### Stated goal
Print exactly what lies from the line with "Recreate this image" down to the line with "ax.xaxis.set_minor_locator(FixedLocator([i - 0.5", counting both of those lines, but not the pictures.

— START Listing —

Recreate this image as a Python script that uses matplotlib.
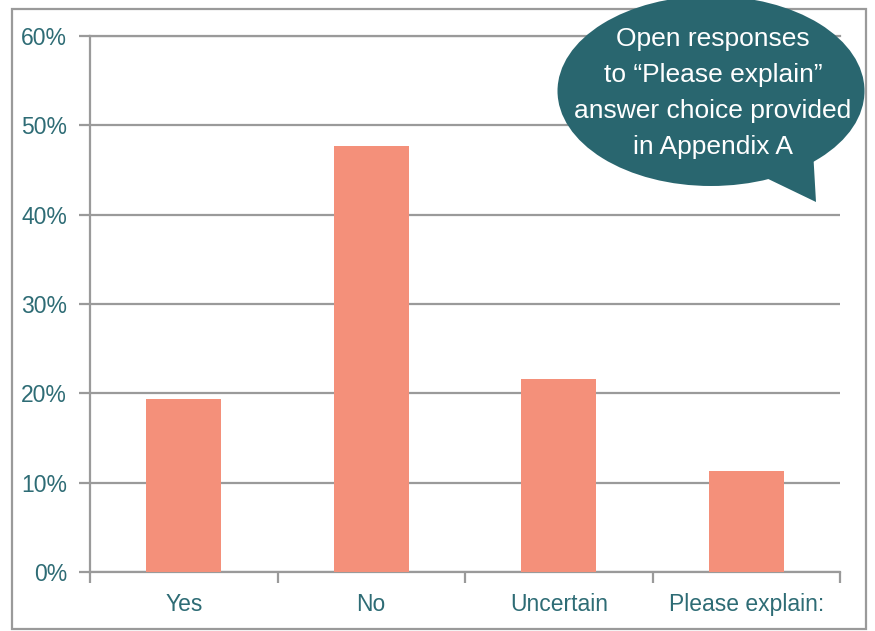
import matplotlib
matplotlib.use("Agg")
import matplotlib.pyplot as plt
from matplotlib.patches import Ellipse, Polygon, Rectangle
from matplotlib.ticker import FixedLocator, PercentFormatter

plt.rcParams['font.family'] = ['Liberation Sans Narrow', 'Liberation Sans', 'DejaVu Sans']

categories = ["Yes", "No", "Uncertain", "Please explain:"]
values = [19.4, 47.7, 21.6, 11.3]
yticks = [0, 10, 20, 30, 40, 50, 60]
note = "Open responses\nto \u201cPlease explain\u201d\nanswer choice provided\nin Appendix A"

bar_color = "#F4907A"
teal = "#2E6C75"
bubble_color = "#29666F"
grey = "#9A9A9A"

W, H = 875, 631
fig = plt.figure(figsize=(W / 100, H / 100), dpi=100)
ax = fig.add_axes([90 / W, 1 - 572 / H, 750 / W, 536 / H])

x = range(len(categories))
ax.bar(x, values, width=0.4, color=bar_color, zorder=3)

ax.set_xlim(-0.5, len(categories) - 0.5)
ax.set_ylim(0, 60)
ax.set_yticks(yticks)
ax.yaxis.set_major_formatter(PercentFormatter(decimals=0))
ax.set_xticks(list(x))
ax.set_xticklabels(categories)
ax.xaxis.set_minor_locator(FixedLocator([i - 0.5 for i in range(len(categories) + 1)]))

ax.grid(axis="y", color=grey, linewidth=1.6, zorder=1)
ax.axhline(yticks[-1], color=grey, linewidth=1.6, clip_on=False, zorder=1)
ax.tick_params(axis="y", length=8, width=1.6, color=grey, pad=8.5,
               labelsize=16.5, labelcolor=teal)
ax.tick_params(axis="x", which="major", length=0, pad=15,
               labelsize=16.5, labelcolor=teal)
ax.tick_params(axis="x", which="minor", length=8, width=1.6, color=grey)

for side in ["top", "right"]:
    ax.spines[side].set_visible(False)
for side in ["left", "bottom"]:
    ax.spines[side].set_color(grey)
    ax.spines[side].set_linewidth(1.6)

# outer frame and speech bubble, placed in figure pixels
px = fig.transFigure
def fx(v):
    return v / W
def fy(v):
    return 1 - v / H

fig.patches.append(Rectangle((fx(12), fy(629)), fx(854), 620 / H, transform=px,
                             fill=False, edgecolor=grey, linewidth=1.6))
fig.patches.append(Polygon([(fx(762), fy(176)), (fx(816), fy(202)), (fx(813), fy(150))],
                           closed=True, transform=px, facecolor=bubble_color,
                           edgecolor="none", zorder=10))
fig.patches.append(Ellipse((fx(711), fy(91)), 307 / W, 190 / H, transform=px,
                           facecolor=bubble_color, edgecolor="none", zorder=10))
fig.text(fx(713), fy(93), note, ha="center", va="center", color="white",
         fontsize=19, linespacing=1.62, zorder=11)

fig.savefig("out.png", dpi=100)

— END Listing —
— START Listing —

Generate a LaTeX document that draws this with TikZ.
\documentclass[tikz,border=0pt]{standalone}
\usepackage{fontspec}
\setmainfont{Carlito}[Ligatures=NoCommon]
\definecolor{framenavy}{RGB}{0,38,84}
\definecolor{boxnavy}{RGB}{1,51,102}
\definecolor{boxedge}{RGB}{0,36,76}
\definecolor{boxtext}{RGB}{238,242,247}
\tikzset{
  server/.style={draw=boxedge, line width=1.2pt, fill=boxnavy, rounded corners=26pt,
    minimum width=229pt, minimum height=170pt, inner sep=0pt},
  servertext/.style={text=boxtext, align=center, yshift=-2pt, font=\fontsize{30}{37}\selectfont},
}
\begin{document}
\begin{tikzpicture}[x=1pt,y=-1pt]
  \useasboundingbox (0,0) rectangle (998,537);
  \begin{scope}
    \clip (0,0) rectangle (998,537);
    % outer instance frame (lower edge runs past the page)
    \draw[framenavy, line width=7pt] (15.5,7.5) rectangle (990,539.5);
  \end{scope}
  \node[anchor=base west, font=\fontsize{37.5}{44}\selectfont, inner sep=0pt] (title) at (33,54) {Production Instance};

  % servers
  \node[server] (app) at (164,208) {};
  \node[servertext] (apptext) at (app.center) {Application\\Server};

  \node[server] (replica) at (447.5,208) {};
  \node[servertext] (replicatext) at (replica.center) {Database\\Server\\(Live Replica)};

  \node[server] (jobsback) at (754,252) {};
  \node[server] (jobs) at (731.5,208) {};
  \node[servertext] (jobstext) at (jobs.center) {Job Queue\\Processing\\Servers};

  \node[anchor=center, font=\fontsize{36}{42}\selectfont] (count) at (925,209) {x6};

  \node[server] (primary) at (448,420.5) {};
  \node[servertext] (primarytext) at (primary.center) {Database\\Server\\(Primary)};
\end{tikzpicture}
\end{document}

— END Listing —

### Exercise output
Recreate this image as a Python script that uses matplotlib.
import matplotlib
matplotlib.use("Agg")
import matplotlib.pyplot as plt
from matplotlib.patches import Ellipse, Polygon, Rectangle
from matplotlib.ticker import FixedLocator, PercentFormatter

plt.rcParams['font.family'] = ['Liberation Sans Narrow', 'Liberation Sans', 'DejaVu Sans']

categories = ["Yes", "No", "Uncertain", "Please explain:"]
values = [19.4, 47.7, 21.6, 11.3]
yticks = [0, 10, 20, 30, 40, 50, 60]
note = "Open responses\nto \u201cPlease explain\u201d\nanswer choice provided\nin Appendix A"

bar_color = "#F4907A"
teal = "#2E6C75"
bubble_color = "#29666F"
grey = "#9A9A9A"

W, H = 875, 631
fig = plt.figure(figsize=(W / 100, H / 100), dpi=100)
ax = fig.add_axes([90 / W, 1 - 572 / H, 750 / W, 536 / H])

x = range(len(categories))
ax.bar(x, values, width=0.4, color=bar_color, zorder=3)

ax.set_xlim(-0.5, len(categories) - 0.5)
ax.set_ylim(0, 60)
ax.set_yticks(yticks)
ax.yaxis.set_major_formatter(PercentFormatter(decimals=0))
ax.set_xticks(list(x))
ax.set_xticklabels(categories)
ax.xaxis.set_minor_locator(FixedLocator([i - 0.5 for i in range(len(categories) + 1)]))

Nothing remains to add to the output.